# Records provided start
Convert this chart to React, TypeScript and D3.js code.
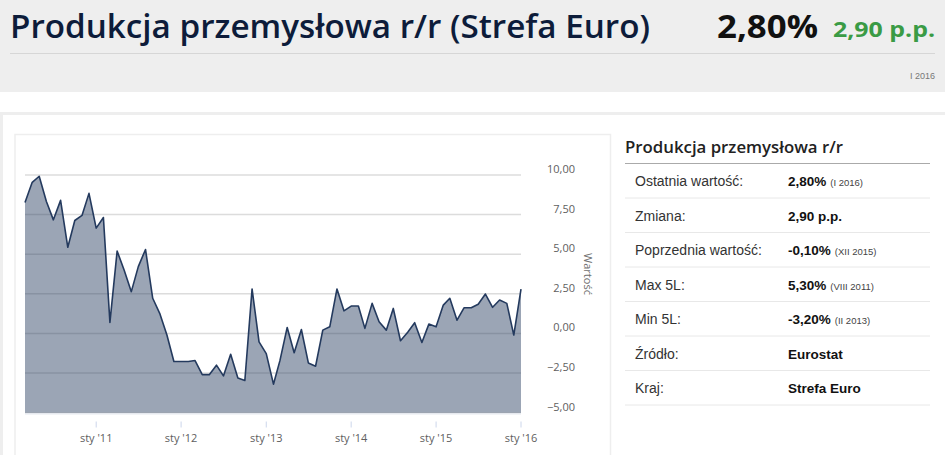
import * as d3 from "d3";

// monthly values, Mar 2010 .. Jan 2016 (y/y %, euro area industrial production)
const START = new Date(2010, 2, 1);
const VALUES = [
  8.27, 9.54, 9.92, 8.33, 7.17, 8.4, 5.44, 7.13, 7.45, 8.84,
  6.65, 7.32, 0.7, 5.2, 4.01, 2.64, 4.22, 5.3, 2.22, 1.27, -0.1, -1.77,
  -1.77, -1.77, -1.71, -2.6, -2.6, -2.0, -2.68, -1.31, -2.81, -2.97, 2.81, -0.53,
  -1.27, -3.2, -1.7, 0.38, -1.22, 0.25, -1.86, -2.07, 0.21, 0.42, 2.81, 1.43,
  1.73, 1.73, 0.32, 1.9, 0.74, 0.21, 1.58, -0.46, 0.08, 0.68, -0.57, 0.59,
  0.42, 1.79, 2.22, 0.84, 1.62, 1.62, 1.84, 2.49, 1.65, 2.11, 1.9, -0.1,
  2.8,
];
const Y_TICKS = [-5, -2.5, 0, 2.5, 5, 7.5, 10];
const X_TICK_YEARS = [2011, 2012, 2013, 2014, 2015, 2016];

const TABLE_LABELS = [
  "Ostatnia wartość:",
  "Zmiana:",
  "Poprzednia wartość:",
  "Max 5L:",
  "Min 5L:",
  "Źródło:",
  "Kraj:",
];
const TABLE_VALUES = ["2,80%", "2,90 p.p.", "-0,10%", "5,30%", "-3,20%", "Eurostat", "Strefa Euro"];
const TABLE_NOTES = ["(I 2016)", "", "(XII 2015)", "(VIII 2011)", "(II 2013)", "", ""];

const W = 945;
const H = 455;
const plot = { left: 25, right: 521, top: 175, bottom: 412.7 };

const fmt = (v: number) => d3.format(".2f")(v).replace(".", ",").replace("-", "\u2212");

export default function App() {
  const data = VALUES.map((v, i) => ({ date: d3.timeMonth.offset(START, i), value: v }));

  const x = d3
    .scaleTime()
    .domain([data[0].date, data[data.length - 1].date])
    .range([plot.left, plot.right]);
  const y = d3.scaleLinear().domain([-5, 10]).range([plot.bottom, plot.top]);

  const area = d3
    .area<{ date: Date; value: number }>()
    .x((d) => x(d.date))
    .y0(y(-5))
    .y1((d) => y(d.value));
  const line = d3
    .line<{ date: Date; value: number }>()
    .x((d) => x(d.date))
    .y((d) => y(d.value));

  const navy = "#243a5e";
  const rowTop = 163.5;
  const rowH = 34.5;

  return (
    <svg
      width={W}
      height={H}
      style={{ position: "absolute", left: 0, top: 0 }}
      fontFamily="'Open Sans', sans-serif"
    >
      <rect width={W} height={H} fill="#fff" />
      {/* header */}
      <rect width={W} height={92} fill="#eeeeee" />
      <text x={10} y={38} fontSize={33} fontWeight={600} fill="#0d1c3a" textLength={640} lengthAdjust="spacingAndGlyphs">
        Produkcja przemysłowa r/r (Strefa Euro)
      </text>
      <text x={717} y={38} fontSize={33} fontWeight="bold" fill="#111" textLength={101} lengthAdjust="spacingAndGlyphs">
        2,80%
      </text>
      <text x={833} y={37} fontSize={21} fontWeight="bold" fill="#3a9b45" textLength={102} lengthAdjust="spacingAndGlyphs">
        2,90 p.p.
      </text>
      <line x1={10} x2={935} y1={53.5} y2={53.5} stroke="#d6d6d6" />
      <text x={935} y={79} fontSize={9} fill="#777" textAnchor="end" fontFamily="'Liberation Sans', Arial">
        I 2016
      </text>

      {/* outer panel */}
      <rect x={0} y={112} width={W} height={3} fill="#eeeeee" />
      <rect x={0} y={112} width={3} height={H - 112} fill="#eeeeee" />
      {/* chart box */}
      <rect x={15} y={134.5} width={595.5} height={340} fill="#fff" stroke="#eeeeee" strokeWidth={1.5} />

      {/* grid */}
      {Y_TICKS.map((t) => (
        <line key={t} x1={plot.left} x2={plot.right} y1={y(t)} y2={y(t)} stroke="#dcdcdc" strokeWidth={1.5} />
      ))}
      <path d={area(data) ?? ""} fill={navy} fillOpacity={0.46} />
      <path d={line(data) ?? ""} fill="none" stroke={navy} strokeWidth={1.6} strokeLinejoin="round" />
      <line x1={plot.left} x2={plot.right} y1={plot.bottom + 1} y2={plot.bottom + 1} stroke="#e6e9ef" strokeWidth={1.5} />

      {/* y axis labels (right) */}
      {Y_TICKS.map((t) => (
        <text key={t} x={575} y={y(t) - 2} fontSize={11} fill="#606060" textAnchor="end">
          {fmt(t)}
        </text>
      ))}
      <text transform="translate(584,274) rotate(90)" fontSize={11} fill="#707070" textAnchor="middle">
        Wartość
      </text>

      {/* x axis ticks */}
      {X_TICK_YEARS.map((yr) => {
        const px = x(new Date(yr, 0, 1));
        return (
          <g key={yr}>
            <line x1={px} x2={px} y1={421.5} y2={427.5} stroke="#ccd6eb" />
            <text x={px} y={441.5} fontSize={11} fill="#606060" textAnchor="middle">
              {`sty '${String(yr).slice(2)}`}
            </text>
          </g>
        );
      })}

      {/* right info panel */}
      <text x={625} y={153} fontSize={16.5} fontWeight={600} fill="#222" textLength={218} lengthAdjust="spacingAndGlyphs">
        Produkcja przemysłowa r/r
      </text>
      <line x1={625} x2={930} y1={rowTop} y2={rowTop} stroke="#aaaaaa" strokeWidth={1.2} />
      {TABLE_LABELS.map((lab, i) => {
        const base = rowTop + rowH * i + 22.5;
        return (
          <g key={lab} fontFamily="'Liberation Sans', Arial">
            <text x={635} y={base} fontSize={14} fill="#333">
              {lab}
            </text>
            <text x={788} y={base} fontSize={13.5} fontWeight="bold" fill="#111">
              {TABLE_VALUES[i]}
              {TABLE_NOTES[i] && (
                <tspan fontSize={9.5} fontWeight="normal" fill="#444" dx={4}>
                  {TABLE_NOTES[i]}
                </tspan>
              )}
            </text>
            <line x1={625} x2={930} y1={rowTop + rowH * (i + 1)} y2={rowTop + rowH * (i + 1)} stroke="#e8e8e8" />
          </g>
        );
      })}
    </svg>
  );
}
# Records provided end
# Records provided start
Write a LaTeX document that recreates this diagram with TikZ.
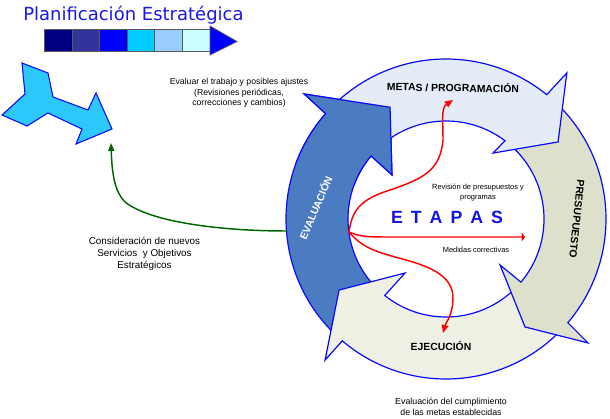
# Records provided end
Nothing but the lines from the one containing "Convert this chart" through the one containing "import * as" should appear in your copy, exactly as written and without pictures.

## Response to the exercise
Convert this chart to React, TypeScript and D3.js code.
import * as d3 from "d3";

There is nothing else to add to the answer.